What is required: Search the data for the string "code" and gather each line it is in.
────────────────────────────────────────
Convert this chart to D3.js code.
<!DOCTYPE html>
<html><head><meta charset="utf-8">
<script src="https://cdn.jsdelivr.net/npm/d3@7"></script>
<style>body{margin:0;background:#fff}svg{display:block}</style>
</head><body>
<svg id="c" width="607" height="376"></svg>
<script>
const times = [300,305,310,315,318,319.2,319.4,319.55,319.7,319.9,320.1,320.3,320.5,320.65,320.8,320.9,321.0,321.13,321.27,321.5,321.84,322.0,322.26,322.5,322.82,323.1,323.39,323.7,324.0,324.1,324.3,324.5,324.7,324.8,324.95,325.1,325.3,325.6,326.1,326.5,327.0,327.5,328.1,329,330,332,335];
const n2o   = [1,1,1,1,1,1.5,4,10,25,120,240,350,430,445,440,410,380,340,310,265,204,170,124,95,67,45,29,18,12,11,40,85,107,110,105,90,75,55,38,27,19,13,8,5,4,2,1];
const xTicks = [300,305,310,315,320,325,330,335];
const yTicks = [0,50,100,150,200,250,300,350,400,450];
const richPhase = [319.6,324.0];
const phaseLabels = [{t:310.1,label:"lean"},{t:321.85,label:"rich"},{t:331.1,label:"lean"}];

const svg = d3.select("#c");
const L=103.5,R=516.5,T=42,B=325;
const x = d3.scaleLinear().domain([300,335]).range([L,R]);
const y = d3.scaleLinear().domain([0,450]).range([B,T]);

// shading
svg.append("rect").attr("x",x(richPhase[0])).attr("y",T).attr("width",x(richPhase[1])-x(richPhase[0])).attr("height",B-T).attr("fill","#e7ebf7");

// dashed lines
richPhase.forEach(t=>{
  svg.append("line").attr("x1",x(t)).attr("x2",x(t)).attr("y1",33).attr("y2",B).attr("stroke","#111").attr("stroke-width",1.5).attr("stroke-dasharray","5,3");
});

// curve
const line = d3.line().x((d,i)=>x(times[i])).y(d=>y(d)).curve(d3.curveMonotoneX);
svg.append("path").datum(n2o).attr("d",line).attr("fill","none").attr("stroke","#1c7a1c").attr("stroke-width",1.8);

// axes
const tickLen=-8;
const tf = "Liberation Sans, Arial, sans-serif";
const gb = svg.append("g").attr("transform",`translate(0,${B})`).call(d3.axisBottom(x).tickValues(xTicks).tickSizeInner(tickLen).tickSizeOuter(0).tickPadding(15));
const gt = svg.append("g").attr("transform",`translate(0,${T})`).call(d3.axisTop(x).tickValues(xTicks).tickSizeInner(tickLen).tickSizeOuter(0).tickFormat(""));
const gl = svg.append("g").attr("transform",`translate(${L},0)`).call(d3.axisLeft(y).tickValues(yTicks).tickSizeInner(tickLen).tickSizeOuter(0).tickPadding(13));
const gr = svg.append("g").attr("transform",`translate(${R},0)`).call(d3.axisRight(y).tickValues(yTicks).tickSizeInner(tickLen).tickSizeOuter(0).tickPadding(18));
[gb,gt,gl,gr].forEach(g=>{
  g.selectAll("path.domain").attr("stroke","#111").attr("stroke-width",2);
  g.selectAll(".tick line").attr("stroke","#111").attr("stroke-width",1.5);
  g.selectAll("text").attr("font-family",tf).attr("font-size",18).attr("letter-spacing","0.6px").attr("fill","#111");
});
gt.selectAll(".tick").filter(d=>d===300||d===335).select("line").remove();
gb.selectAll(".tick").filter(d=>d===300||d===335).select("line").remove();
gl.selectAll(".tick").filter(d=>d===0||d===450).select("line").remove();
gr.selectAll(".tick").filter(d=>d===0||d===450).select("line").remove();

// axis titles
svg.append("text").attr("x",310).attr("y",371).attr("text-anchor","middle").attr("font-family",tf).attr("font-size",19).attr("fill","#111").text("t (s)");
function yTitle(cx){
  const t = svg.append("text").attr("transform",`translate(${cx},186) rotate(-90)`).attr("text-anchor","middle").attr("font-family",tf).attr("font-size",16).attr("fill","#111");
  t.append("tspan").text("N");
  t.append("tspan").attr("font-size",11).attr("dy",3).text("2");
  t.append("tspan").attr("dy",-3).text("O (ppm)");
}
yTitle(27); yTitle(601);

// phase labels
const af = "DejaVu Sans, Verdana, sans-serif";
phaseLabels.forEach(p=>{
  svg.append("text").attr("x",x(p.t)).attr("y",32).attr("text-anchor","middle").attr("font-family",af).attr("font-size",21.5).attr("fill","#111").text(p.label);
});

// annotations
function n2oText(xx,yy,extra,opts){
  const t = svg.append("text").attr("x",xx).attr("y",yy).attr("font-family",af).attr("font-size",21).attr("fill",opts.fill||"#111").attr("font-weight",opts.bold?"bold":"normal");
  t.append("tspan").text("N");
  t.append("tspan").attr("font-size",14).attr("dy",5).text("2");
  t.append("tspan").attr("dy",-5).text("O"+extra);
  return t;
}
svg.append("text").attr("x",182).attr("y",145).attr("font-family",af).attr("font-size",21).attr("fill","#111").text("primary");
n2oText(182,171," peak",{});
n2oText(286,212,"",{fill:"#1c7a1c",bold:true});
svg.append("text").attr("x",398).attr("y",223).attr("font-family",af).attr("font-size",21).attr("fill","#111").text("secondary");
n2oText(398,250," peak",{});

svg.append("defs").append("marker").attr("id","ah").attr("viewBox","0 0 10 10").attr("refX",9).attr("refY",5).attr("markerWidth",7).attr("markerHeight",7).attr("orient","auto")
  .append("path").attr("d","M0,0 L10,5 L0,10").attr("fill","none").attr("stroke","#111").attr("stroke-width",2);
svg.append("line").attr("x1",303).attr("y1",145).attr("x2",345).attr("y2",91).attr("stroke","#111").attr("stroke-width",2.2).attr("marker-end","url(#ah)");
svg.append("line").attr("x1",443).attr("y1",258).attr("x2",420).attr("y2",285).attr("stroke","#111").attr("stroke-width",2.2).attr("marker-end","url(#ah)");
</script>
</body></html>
────────────────────────────────────────
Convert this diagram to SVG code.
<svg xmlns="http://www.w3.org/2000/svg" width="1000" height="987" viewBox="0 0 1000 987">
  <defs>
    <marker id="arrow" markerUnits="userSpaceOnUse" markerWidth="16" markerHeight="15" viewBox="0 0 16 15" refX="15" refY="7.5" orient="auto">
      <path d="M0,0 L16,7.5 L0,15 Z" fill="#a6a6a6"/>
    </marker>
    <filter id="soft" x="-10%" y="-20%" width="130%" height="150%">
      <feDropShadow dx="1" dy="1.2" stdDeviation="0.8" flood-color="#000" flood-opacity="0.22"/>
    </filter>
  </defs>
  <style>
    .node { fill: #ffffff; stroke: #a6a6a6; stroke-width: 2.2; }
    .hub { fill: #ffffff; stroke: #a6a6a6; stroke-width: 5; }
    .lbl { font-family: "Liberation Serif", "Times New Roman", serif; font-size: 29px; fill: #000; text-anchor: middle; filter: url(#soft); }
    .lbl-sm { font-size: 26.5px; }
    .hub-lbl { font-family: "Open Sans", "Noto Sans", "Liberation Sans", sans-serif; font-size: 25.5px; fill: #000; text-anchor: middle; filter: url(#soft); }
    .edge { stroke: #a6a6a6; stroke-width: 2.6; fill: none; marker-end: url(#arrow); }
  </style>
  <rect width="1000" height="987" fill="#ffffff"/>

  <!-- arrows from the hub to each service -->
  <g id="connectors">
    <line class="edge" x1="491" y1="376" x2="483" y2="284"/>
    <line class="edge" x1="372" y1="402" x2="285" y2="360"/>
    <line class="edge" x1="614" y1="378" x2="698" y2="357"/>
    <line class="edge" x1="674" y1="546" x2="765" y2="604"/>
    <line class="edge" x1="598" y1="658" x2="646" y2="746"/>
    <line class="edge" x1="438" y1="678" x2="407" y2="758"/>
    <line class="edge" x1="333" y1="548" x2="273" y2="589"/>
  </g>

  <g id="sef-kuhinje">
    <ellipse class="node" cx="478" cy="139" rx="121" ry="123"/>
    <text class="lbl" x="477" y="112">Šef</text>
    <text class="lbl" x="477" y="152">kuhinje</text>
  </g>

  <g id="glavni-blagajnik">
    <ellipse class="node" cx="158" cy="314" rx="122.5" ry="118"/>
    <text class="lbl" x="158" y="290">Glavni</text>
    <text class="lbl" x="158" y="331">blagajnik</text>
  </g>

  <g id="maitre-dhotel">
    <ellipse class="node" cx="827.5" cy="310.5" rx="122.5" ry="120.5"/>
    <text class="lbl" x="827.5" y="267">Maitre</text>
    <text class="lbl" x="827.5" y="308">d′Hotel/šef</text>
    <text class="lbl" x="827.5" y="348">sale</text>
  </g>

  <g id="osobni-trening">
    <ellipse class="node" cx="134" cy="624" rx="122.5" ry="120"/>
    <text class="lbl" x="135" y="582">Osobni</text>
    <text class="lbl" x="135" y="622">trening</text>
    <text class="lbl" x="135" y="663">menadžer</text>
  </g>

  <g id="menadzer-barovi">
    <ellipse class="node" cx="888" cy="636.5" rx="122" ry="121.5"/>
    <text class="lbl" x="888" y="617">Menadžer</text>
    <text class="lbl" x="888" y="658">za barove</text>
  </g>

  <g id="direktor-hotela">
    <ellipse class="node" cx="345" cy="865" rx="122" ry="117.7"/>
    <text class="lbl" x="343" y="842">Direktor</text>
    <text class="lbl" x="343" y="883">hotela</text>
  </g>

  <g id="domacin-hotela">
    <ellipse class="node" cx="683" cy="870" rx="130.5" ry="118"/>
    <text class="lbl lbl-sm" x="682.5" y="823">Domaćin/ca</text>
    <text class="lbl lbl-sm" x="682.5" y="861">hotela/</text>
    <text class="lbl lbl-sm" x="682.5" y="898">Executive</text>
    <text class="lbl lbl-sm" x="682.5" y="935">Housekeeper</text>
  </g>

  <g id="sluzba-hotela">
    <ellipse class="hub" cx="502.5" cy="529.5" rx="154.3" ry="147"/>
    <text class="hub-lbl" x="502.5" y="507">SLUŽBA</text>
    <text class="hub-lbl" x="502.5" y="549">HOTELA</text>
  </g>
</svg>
────────────────────────────────────────
Task solution:
Convert this chart to D3.js code.
Convert this diagram to SVG code.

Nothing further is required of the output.